The 78-year-old singer admitted he and his bandmates – Sir Ringo Starr and the late John Lennon and George Harrison – were more likely to mock their issues than have a discussion, but he thinks they came out of their global fame and its associated problems “reasonably well adjusted”.
Asked if he thinks, with hindsight, the ‘Come Together’ group had mental health issues, he said: “Yes, I think so. But you talked about it through your songs.
“You know, John would. ‘Help! I need somebody,’ he wrote. And I thought, ‘Well, it’s just a song,’ but it turned out to be a cry for help.
“Same kind of thing happened with me, mainly after the break-up of the band. All of us went through periods when we weren’t as happy as we ought to be.
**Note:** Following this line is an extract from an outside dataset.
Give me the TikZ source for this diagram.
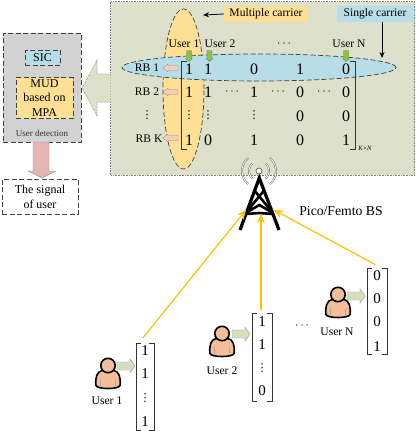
\documentclass[tikz,border=0pt]{standalone}
\usepackage{fontspec}
\setmainfont{Liberation Serif}
\newfontfamily\dotsfont{DejaVu Sans}
\usetikzlibrary{arrows.meta,shapes.geometric,shapes.arrows}
\definecolor{panel}{HTML}{DDE1CB}
\definecolor{yel}{HTML}{FEE095}
\definecolor{blu}{HTML}{B7DDE8}
\definecolor{gry}{HTML}{D2D2D2}
\definecolor{pinkbig}{HTML}{E6B5B2}
\definecolor{pinksm}{HTML}{F8CFB5}
\definecolor{grn}{HTML}{8CC04B}
\definecolor{lgrn}{HTML}{D5DFBE}
\definecolor{skin}{HTML}{F4BE9C}
\definecolor{goldline}{HTML}{FFC000}
\definecolor{dashg}{HTML}{404040}
\tikzset{
  x=1pt,y=-1pt,
  longdash/.style={dash pattern=on 5pt off 2.5pt},
  dbox/.style={draw=dashg,longdash,line width=.7pt,inner sep=0pt,align=center},
  lab/.style={font=\fontsize{11.6}{13}\selectfont,inner sep=0pt},
  num/.style={font=\fontsize{16}{16}\selectfont,inner sep=0pt},
  vnum/.style={font=\fontsize{15}{15}\selectfont,inner sep=0pt},
  vd/.style={font=\dotsfont\fontsize{11}{11}\selectfont,inner sep=0pt},
  hd/.style={font=\fontsize{13}{13}\selectfont,inner sep=0pt},
  brk/.style={draw=black!80,line width=.6pt},
  gold/.style={draw=goldline,line width=1.2pt,-{Stealth[length=9pt,width=8pt]}},
  wave/.style={draw=black!70,line width=.4pt,double=white,double distance=.9pt},
  tw/.style={draw=black,line width=3.2pt,line cap=butt},
  smallgreen/.style={fill=grn,draw=grn!70!black,line width=.3pt},
  smallpink/.style={fill=pinksm,draw=black!45,line width=.3pt},
  ugreen/.style={fill=lgrn,draw=black!40,line width=.4pt},
  person/.pic={
    \draw[fill=skin,line width=1.6pt] (-12,20) .. controls (-13,12) and (-11,6) .. (-6,5) -- (6,5) .. controls (11,6) and (13,12) .. (12,20) .. controls (11,24) and (-11,24) .. (-12,20) -- cycle;
    \draw[black!45,line width=.4pt] (-8,13) -- (-7,22) (8,13) -- (7,22);
    \draw[fill=skin,line width=1.6pt] (0,0) circle[radius=7.2];
  }
}
\newcommand{\smalldown}[2]{\path[smallgreen] (#1-2.5,#2) -- (#1+2.5,#2) -- (#1+2.5,#2+8) -- (#1+3.5,#2+8) -- (#1,#2+11) -- (#1-3.5,#2+8) -- (#1-2.5,#2+8) -- cycle;}
\newcommand{\smallleft}[1]{\path[smallpink] (178,#1-2.5) -- (168,#1-2.5) -- (168,#1-4) -- (163,#1) -- (168,#1+4) -- (168,#1+2.5) -- (178,#1+2.5) -- cycle;}
\newcommand{\rightarr}[2]{\path[ugreen] (#1,#2-4) -- (#1+13,#2-4) -- (#1+13,#2-7) -- (#1+18,#2) -- (#1+13,#2+7) -- (#1+13,#2+4) -- (#1,#2+4) -- cycle;}
\newcommand{\vecbr}[4]{\draw[brk] (#1+5,#3) -- (#1,#3) -- (#1,#4) -- (#1+5,#4) (#2-5,#3) -- (#2,#3) -- (#2,#4) -- (#2-5,#4);}
\begin{document}
\begin{tikzpicture}
\useasboundingbox (0,0) rectangle (415,431);
% panel
\path[fill=panel,draw=black!50,densely dotted,line width=.6pt] (110.5,1.5) rectangle (414.5,175);
% big arrow
\path[fill=panel,draw=black!50,densely dotted,line width=.6pt] (110.5,74) -- (97,74) -- (97,60) -- (82,88) -- (97,116) -- (97,102) -- (110.5,102);
% ellipses
\node[ellipse,fill=yel,draw=dashg,longdash,line width=.7pt,minimum width=41pt,minimum height=160pt,inner sep=0pt] (ey) at (183.5,89) {};
\node[ellipse,fill=blu,draw=dashg,longdash,line width=.7pt,minimum width=274pt,minimum height=27pt,inner sep=0pt] (eb) at (259,67.5) {};
% labels boxes
\node[fill=yel,minimum width=84pt,minimum height=16pt,inner sep=0pt,lab] (mc) at (266,14) {Multiple carrier};
\node[fill=blu,minimum width=76pt,minimum height=16pt,inner sep=0pt,lab] (sc) at (375,14) {Single carrier};
\coordinate (mct) at (203,15);
\coordinate (sct) at (382,58);
\draw[line width=.8pt,-{Stealth[length=6pt,width=5pt]}] (mc.west) -- (mct);
\draw[line width=.8pt,-{Stealth[length=6pt,width=5pt]}] (sc.south -| sct) -- (sct);
% user headers
\node[lab] (u1) at (184,44) {User 1};
\node[lab] (u2) at (220,44) {User 2};
\node[hd] (ud) at (284,44) {$\cdots$};
\node[lab] (un) at (349,44) {User N};
\smalldown{189}{50.5}\smalldown{209.5}{50.5}\smalldown{346}{50.5}
% RB labels
\node[lab] (rb1) at (147,68) {RB 1};
\node[lab] (rb2) at (147,92) {RB 2};
\node[vd] (rbd) at (147,115) {⋮};
\node[lab] (rbk) at (149,139) {RB K};
\smallleft{68}\smallleft{92}\smallleft{138}
% matrix brackets
\draw[brk,line width=.7pt] (187,61) -- (181,61) -- (181,149.5) -- (187,149.5);
\draw[brk,line width=.7pt] (350,61) -- (355,61) -- (355,149.5) -- (350,149.5);
\node[font=\fontsize{6.5}{7}\selectfont\itshape,inner sep=0pt] (kn) at (365,148) {K×N};
% matrix
\foreach \n/\x/\y/\t in {a/189/69/1,b/208/69/1,c/254/69/0,d/300/69/1,e/346/69/0,
  f/189/92/1,g/208/92/1,h/254/92/1,i/300/92/0,j/346/92/0,
  k/300/116/0,l/346/116/0,
  m/189/140/1,n/208/140/0,o/254/140/1,p/300/140/0,q/346/140/1}
  \node[num] (m\n) at (\x,\y) {\t};
\foreach \n/\x in {r/232,s/278,t/324}
  \node[hd] (m\n) at (\x,92) {$\cdots$};
\foreach \n/\x in {u/189,v/208,w/254}
  \node[vd] (m\n) at (\x,115) {⋮};
% detection box
\node[dbox,fill=gry,minimum width=78pt,minimum height=109pt] (det) at (42,87.5) {};
\node[dbox,fill=blu,minimum width=35pt,minimum height=15pt,font=\fontsize{12}{13}\selectfont] (sic) at (42.5,57.5) {SIC};
\node[dbox,fill=yel,minimum width=57pt,minimum height=41pt,font=\fontsize{12}{14.5}\selectfont] (mud) at (44.5,98) {MUD\\based on\\MPA};
\node[font=\fontsize{9}{10}\selectfont,inner sep=0pt,text=black!80] (udt) at (42,133) {User detection};
% pink arrow
\path[fill=pinkbig,draw=black!45,line width=.4pt] (33,142) -- (49,142) -- (49,171) -- (56,171) -- (42,178) -- (28,171) -- (33,171) -- cycle;
\node[dbox,fill=white,minimum width=76pt,minimum height=35pt,font=\fontsize{12}{15}\selectfont] (sig) at (40,196.5) {The signal\\of user};
% tower
\draw[tw,line join=miter] (240,230) -- (259.3,178) -- (279,230);
\draw[tw,line width=2.6pt] (254,190) -- (273,213) (264.5,190) -- (245.5,213) (245.5,213) -- (259.3,205) -- (273,213) (246,214) -- (259.3,213) -- (273,214);
\node[circle,draw=black!70,line width=.6pt,fill=white,minimum size=6pt,inner sep=0pt] (ant) at (259,171) {};
\foreach \r in {10,17}{
  \draw[wave] ([shift={(130:\r)}]259,171) arc[start angle=130,end angle=230,radius=\r];
  \draw[wave] ([shift={(-50:\r)}]259,171) arc[start angle=-50,end angle=50,radius=\r];
}
\node[inner sep=0pt,font=\fontsize{13.7}{15}\selectfont] (bs) at (341,211) {Pico/Femto BS};
\coordinate (t1) at (246,210);
\coordinate (t2) at (261,214);
\coordinate (t3) at (274,210);
% users
\pic at (108,365.5) {person};
\pic at (222,333.5) {person};
\pic at (338,294.5) {person};
\node[lab] (l1) at (107,401) {User 1};
\node[lab] (l2) at (222,371) {User 2};
\node[lab] (l3) at (337,332) {User N};
\rightarr{117}{366}\rightarr{232}{334}\rightarr{347}{296}
\node[hd] (dd) at (302,326) {$\cdots$};
% vectors
\vecbr{136}{154}{343}{430}
\vecbr{252}{272}{313}{401}
\vecbr{367}{387}{268}{354}
\node[inner sep=0pt] (v1) at (142,339) {};
\node[inner sep=0pt] (v2) at (261,311) {};
\node[inner sep=0pt] (v3) at (376,265) {};
\foreach \n/\x/\y/\t in {a/145/351/1,b/145/374/1,d/145/422/1,
  e/262/322/1,f/262/345/1,h/262/391/0,
  i/377/276/0,j/377/299/0,k/377/322/0,l/377/347/1}
  \node[vnum] (v\n) at (\x,\y) {\t};
\node[vd] (vc) at (145,398) {⋮};
\node[vd] (vg) at (262,368) {⋮};
\draw[gold] (v1) -- (t1);
\draw[gold] (v2) -- (t2);
\draw[gold] (v3) -- (t3);
\end{tikzpicture}
\end{document}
“Ringo had a major drinking problem. Now he’s Mr Sober of the Year!
“But you know there were a lot of things we had to work through, but you’re right — you didn’t talk about mental health.
“It was something really that, as four guys, you were more likely to make fun of than be serious about. And the making fun of it was to hide from it.
“But having said all that, we were reasonably well adjusted, I think.”
The group split acrimoniously in 1970 and though Macca was pleased he repaired his friendship with John before he was murdered in 1980, he doesn’t think they’d ever have reunited even if the ‘Imagine’ hitmaker was still alive.
He added to The Sunday Times’ Culture magazine: “We made a decision when the Beatles folded that we weren’t going to pick it up again. So we switched off from the Beatles.
“You talk about something coming full circle that is very satisfying; let’s not spoil it by doing something that might not be as good.
“It was a conscious decision to leave well enough alone, so I don’t really think we would have. But who knows? We could have.
“We had certainly got our friendship back, which was a great blessing for me, and I now will often think, if I’m writing a song, ‘OK, John — I’ll toss it over to you. What line comes next?’ So I’ve got a virtual John that I can use.”